## The problem:
Reproduce the listing below exactly, beginning with its first line and ending with the line that holds "var panelNames = ['Tunnel', 'Penstock"; pictures are not part of the copy.

## Given data:
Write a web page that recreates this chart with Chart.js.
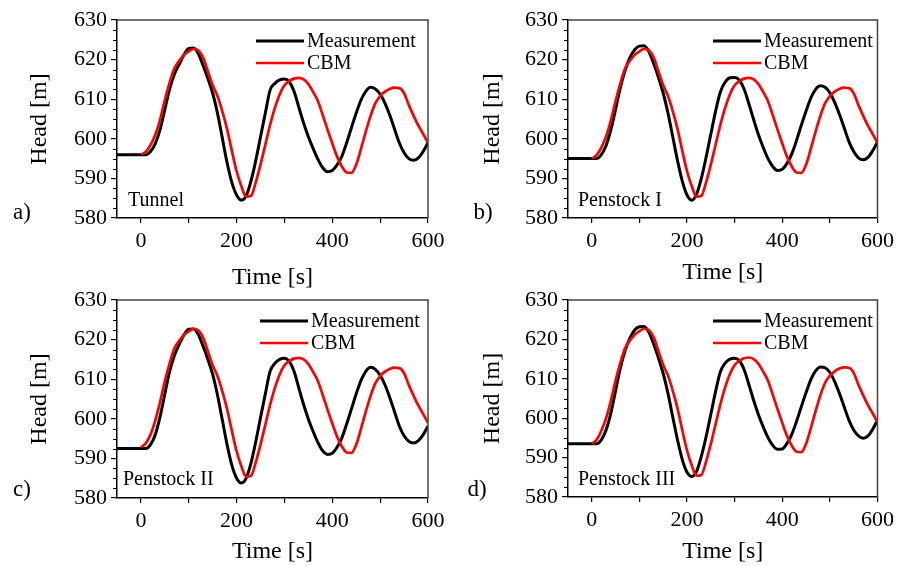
<!DOCTYPE html>
<html>
<head>
<meta charset="utf-8">
<script src="https://cdn.jsdelivr.net/npm/chart.js@4.4.1/dist/chart.umd.min.js"></script>
<style>
  body { margin: 0; background: #fff; overflow: hidden; }
  #wrap { position: relative; width: 899px; height: 566px; }
  #wrap canvas { position: absolute; }
</style>
</head>
<body>
<div id="wrap"></div>
<script>
// time axes [s]
var tMeas = [-50, -40, -30, -20, -10, 0, 10, 20, 30, 40, 50, 60, 70, 80, 90, 100, 110, 120, 130, 140,
  150, 160, 170, 180, 190, 200, 210, 220, 230, 240, 250, 260, 270, 280, 290, 300, 310, 320, 330, 340,
  350, 360, 370, 380, 390, 400, 410, 420, 430, 440, 450, 460, 470, 480, 490, 500, 510, 520, 530, 540,
  550, 560, 570, 580, 590, 600];
var tCbm = [0, 10, 20, 30, 40, 50, 60, 70, 80, 90, 100, 110, 120, 130, 140, 150, 160, 170, 180, 190,
  200, 210, 220, 230, 240, 250, 260, 270, 280, 290, 300, 310, 320, 330, 340, 350, 360, 370, 380, 390,
  400, 410, 420, 430, 440, 450, 460, 470, 480, 490, 500, 510, 520, 530, 540, 550, 560, 570, 580, 590, 600];

var yMajor = [580, 590, 600, 610, 620, 630];
var xTicks = [0, 100, 200, 300, 400, 500, 600];
var xLabels = [0, 200, 400, 600];
var seriesNames = ['Measurement', 'CBM'];
var panelTags = ['a)', 'b)', 'c)', 'd)'];
var panelNames = ['Tunnel', 'Penstock I', 'Penstock II', 'Penstock III'];

// head [m], measured
var measA = [596, 596, 596, 596, 596, 596, 596, 596.8, 598.8, 602.3, 607.4, 612.6, 616.3, 618.8, 621.2, 622.8, 622.9,
  621.5, 618.5, 615.2, 611.5, 606.5, 600.3, 594, 589, 585.8, 584.5, 585.6, 589.3, 594.5, 600.5, 606.5, 612.3,
  614, 614.9, 615.1, 614.4, 612, 608, 604, 600.5, 597.5, 594.8, 592.7, 591.7, 592, 593.4, 595.6, 599, 602.8,
  606.5, 609.8, 612, 613, 612.6, 611.3, 609, 606, 602.5, 599, 596.5, 595, 594.6, 595.2, 596.8, 599];
var measB = [595, 595, 595, 595, 595, 595, 595, 596, 598.3, 602.3, 607.5, 613, 617.3, 620.5, 622.5, 623.4, 623.5,
  622, 619, 615.5, 611.5, 606.5, 600.5, 594.5, 589.3, 585.8, 584.5, 586, 590, 595.3, 601.2, 607, 611.8,
  614.3, 615.4, 615.5, 614.8, 612.5, 608.8, 604.8, 601, 597.8, 595, 593, 592, 592.3, 593.8, 596.2, 599.6, 603.4,
  607, 610.3, 612.5, 613.4, 613, 611.6, 609.2, 606.2, 602.8, 599.3, 596.8, 595.2, 594.7, 595.3, 597, 599.2];
var measC = [592.5, 592.5, 592.5, 592.5, 592.5, 592.5, 592.5, 593.5, 596, 600.5, 606.3, 612, 616, 618.8, 621.2, 622.6, 622.7,
  621.3, 618.3, 615, 611.2, 606, 599.8, 593.5, 588.3, 585, 583.8, 585, 588.8, 594.2, 600.3, 606.3, 612,
  614, 615, 615.3, 614.5, 612, 607.8, 603.6, 599.9, 596.8, 594, 591.9, 591, 591.3, 592.8, 595.2, 598.7, 602.5,
  606.3, 609.7, 612, 613, 612.5, 611, 608.6, 605.4, 601.8, 598.2, 595.7, 594.3, 593.9, 594.5, 596, 598.2];
var measD = [593.5, 593.5, 593.5, 593.5, 593.5, 593.5, 593.5, 594.5, 597, 601.3, 607, 612.8, 617.2, 620.3, 622.4, 623.2, 623.3,
  621.8, 618.8, 615.3, 611.3, 606.3, 600.3, 594.5, 589.5, 586.3, 585.2, 586.5, 590.3, 595.3, 601, 606.8, 611.8,
  614, 615, 615.2, 614.6, 612.3, 608.5, 604.5, 600.9, 597.8, 595.1, 593.1, 592.1, 592.2, 593.6, 595.9, 599.2, 602.9,
  606.5, 609.8, 612, 613, 612.8, 611.6, 609.3, 606.3, 602.9, 599.5, 597, 595.5, 594.9, 595.5, 597.2, 599.5];

// head [m], CBM model: start differs per section, rest (t >= 70 s) is the same
var cbmTail = [617.8, 619.7, 621.2, 622.1, 622.7, 622.3, 620.5, 617, 613.5, 610.8, 607, 602.5, 597, 591.8, 588,
  585.4, 585.6, 589, 593.5, 598.5, 603.5, 607.8, 611.2, 613.5, 614.6, 615.2, 615.4, 615, 613.8, 611.8, 609.5,
  606, 602.3, 598.8, 595.5, 593, 591.5, 591.4, 593.5, 597.5, 601.8, 605.8, 609, 610.8, 611.9, 612.6, 612.9,
  612.8, 611.5, 608.5, 605.8, 603.3, 601.2, 599];
var cbmA = [596, 596.7, 598.4, 601, 604.8, 609.8, 614.2].concat(cbmTail);
var cbmB = [595, 595.9, 597.8, 600.6, 604.6, 609.6, 614].concat(cbmTail);
var cbmC = [592.8, 593.8, 596, 599.6, 604.2, 609.5, 614].concat(cbmTail);
var cbmD = [593.5, 594.5, 596.8, 600, 604.4, 609.6, 614.1].concat(cbmTail);

var SERIF = '"Liberation Serif", "Times New Roman", serif';
Chart.defaults.font.family = SERIF;
Chart.defaults.color = '#000';

// canvas box + plot area (l, r, t, b) for each panel
var panels = [
  { meas: measA, cbm: cbmA, left: 0, top: 0, w: 450, h: 290, area: [117, 428, 20, 218], padX: 0, padY: 28, leg: 256, tagXY: [22, 213], nameXY: [128, 201] },
  { meas: measB, cbm: cbmB, left: 450, top: 0, w: 449, h: 290, area: [118, 431, 20, 218], padX: 5, padY: 31, leg: 263, tagXY: [33, 213], nameXY: [128, 201] },
  { meas: measC, cbm: cbmC, left: 0, top: 280, w: 450, h: 286, area: [117, 428, 20, 218], padX: 2, padY: 28, leg: 260, tagXY: [22, 210], nameXY: [123, 200] },
  { meas: measD, cbm: cbmD, left: 450, top: 280, w: 449, h: 286, area: [118, 431, 20, 217], padX: 2, padY: 31, leg: 263, tagXY: [27, 210], nameXY: [128, 200] }
];

var decor = {
  id: 'decor',
  afterDraw(chart, args, opts) {
    var p = opts.panel;
    var ctx = chart.ctx;
    var a = chart.chartArea;
    var ys = chart.scales.y;
    ctx.save();
    // top / right frame
    ctx.strokeStyle = '#444';
    ctx.lineWidth = 1.5;
    ctx.beginPath();
    ctx.moveTo(a.left, a.top);
    ctx.lineTo(a.right, a.top);
    ctx.lineTo(a.right, a.bottom);
    ctx.stroke();
    // minor y ticks
    ctx.strokeStyle = '#000';
    ctx.lineWidth = 1.2;
    ctx.beginPath();
    for (var i = 0; i < yMajor.length - 1; i++) {
      [2.5, 5, 7.5].forEach(d => {
        var y = Math.round(ys.getPixelForValue(yMajor[i] + d)) + 0.5;
        ctx.moveTo(a.left - 4, y);
        ctx.lineTo(a.left, y);
      });
    }
    ctx.stroke();
    // legend
    ctx.font = '20px ' + SERIF;
    ctx.textBaseline = 'middle';
    ctx.textAlign = 'left';
    chart.data.datasets.forEach((ds, k) => {
      var y = a.top + 21 + k * 22;
      ctx.strokeStyle = ds.borderColor;
      ctx.lineWidth = ds.borderWidth;
      ctx.beginPath();
      ctx.moveTo(p.leg, y);
      ctx.lineTo(p.leg + 48, y);
      ctx.stroke();
      ctx.fillStyle = '#000';
      ctx.fillText(ds.label, p.leg + 51, y + 1);
    });
    ctx.fillText(p.name, p.nameXY[0], p.nameXY[1]);
    ctx.font = '23px ' + SERIF;
    ctx.textAlign = 'center';
    ctx.fillText(p.tag, p.tagXY[0], p.tagXY[1]);
    ctx.restore();
  }
};

var wrap = document.getElementById('wrap');
var charts = panels.map((p, idx) => {
  p.tag = panelTags[idx];
  p.name = panelNames[idx];
  var cv = document.createElement('canvas');
  cv.width = p.w;
  cv.height = p.h;
  cv.style.left = p.left + 'px';
  cv.style.top = p.top + 'px';
  cv.style.width = p.w + 'px';
  cv.style.height = p.h + 'px';
  wrap.appendChild(cv);
  var ar = p.area;
  return new Chart(cv, {
    type: 'line',
    data: {
      datasets: [{
        label: seriesNames[0],
        data: tMeas.map((t, i) => ({ x: t, y: p.meas[i] })),
        borderColor: '#000',
        borderWidth: 3,
        order: 1
      }, {
        label: seriesNames[1],
        data: tCbm.map((t, i) => ({ x: t, y: p.cbm[i] })),
        borderColor: '#ff0000',
        borderWidth: 2.7,
        order: 0
      }]
    },
    options: {
      responsive: false,
      animation: false,
      events: [],
      layout: { padding: { left: 0, top: ar[2], right: p.w - ar[1], bottom: 0 } },
      elements: {
        point: { radius: 0 },
        line: { cubicInterpolationMode: 'monotone', fill: false }
      },
      plugins: {
        legend: { display: false },
        tooltip: { enabled: false },
        decor: { panel: p }
      },
      scales: {
        x: {
          type: 'linear',
          min: -50,
          max: 600,
          afterBuildTicks: ax => { ax.ticks = xTicks.map(v => ({ value: v })); },
          afterFit: ax => { ax.height = p.h - ar[3]; },
          grid: { drawOnChartArea: false, drawTicks: true, tickLength: 5, color: '#000', lineWidth: 1.2 },
          border: { display: true, color: '#000', width: 1.5 },
          ticks: {
            font: { family: SERIF, size: 22 },
            color: '#000',
            padding: 5,
            maxRotation: 0,
            autoSkip: false,
            callback: v => xLabels.indexOf(v) >= 0 ? String(v) : ''
          },
          title: {
            display: true,
            text: 'Time [s]',
            color: '#000',
            font: { family: SERIF, size: 24, lineHeight: 1 },
            padding: { top: 0, bottom: p.padX }
          }
        },
        y: {
          type: 'linear',
          min: 580,
          max: 630,
          afterBuildTicks: ax => { ax.ticks = yMajor.map(v => ({ value: v })); },
          afterFit: ax => { ax.width = ar[0]; },
          grid: { drawOnChartArea: false, drawTicks: true, tickLength: 6, color: '#000', lineWidth: 1.2 },
          border: { display: true, color: '#000', width: 1.5 },
          ticks: { font: { family: SERIF, size: 22 }, color: '#000', padding: 4 },
          title: {
            display: true,
            text: 'Head [m]',
            color: '#000',
            font: { family: SERIF, size: 24, lineHeight: 1 },
            padding: { top: p.padY, bottom: 0 }
          }
        }
      }
    },
    plugins: [decor]
  });
});
</script>
</body>
</html>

## Result for this exercise:
Write a web page that recreates this chart with Chart.js.
<!DOCTYPE html>
<html>
<head>
<meta charset="utf-8">
<script src="https://cdn.jsdelivr.net/npm/chart.js@4.4.1/dist/chart.umd.min.js"></script>
<style>
  body { margin: 0; background: #fff; overflow: hidden; }
  #wrap { position: relative; width: 899px; height: 566px; }
  #wrap canvas { position: absolute; }
</style>
</head>
<body>
<div id="wrap"></div>
<script>
// time axes [s]
var tMeas = [-50, -40, -30, -20, -10, 0, 10, 20, 30, 40, 50, 60, 70, 80, 90, 100, 110, 120, 130, 140,
  150, 160, 170, 180, 190, 200, 210, 220, 230, 240, 250, 260, 270, 280, 290, 300, 310, 320, 330, 340,
  350, 360, 370, 380, 390, 400, 410, 420, 430, 440, 450, 460, 470, 480, 490, 500, 510, 520, 530, 540,
  550, 560, 570, 580, 590, 600];
var tCbm = [0, 10, 20, 30, 40, 50, 60, 70, 80, 90, 100, 110, 120, 130, 140, 150, 160, 170, 180, 190,
  200, 210, 220, 230, 240, 250, 260, 270, 280, 290, 300, 310, 320, 330, 340, 350, 360, 370, 380, 390,
  400, 410, 420, 430, 440, 450, 460, 470, 480, 490, 500, 510, 520, 530, 540, 550, 560, 570, 580, 590, 600];

var yMajor = [580, 590, 600, 610, 620, 630];
var xTicks = [0, 100, 200, 300, 400, 500, 600];
var xLabels = [0, 200, 400, 600];
var seriesNames = ['Measurement', 'CBM'];
var panelTags = ['a)', 'b)', 'c)', 'd)'];
var panelNames = ['Tunnel', 'Penstock I', 'Penstock II', 'Penstock III'];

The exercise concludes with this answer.